---------- Provided material ----------

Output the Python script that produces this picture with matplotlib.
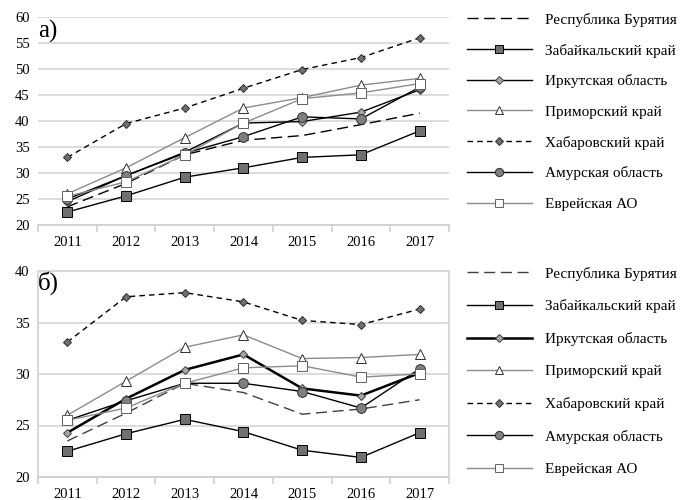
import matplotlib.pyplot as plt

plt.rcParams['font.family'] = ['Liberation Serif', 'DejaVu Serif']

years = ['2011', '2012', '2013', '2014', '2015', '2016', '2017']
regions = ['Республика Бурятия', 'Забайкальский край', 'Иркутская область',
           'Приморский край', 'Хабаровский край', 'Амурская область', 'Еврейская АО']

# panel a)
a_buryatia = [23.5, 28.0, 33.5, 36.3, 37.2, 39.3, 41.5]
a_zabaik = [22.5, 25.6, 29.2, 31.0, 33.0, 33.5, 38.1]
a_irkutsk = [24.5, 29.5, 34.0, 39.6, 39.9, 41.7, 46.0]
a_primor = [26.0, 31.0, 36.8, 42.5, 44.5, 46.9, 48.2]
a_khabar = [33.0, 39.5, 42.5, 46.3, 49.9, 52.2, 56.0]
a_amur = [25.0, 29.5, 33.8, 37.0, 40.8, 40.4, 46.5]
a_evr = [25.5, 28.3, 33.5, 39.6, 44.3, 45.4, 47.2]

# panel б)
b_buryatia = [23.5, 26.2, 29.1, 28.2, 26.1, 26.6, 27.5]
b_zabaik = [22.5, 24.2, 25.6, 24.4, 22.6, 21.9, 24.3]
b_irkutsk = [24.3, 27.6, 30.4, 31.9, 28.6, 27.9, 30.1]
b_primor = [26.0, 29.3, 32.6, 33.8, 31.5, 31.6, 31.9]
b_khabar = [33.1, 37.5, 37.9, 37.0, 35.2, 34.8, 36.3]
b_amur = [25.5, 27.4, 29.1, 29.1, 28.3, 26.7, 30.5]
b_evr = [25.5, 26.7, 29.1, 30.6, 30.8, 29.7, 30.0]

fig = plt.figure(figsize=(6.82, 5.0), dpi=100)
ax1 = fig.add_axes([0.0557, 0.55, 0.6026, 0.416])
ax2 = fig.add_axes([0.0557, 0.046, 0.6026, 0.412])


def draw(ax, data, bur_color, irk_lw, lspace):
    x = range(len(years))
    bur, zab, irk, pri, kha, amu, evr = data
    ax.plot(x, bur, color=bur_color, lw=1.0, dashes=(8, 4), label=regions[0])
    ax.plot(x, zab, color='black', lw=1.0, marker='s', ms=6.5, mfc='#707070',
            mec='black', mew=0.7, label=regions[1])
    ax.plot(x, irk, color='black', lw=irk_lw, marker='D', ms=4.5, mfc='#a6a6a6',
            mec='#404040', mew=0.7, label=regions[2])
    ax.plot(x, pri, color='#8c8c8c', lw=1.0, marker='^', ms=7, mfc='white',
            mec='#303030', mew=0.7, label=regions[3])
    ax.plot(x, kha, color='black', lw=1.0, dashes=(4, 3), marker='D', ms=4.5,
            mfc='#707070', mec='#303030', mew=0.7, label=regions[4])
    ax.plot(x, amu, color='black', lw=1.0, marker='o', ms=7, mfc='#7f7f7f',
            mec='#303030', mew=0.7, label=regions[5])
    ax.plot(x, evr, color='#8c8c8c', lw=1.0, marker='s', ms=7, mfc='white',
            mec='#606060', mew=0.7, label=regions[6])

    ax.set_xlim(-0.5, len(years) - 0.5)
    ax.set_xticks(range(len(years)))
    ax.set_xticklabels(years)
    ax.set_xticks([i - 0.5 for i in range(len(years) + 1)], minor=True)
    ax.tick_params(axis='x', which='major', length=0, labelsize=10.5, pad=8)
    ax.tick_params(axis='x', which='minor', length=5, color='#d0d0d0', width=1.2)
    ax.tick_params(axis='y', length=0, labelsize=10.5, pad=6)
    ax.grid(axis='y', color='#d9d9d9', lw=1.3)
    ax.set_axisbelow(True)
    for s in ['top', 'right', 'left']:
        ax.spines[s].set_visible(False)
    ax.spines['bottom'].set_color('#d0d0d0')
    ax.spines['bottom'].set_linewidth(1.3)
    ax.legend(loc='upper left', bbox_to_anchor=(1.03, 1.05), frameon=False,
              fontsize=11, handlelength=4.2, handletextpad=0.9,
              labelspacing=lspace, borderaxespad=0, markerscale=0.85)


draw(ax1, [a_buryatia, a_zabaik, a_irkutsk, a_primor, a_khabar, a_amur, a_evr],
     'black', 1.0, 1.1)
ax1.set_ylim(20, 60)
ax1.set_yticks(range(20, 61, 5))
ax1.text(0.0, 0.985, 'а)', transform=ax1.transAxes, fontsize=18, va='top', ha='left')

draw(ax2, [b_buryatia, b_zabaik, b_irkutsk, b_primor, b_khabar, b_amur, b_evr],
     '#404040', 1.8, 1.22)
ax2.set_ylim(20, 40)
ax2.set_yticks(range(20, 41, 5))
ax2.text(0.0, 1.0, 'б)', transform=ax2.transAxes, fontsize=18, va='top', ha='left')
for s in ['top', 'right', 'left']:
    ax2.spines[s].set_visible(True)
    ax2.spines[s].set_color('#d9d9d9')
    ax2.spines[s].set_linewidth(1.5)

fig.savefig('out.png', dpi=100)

----------

→ Task objective:
Go from the first line of the data above to the line containing "plt.rcParams['font.family'] = ['Liberation" and retype exactly those lines, both included, but none of the pictures.

→ Finished answer:
Output the Python script that produces this picture with matplotlib.
import matplotlib.pyplot as plt

plt.rcParams['font.family'] = ['Liberation Serif', 'DejaVu Serif']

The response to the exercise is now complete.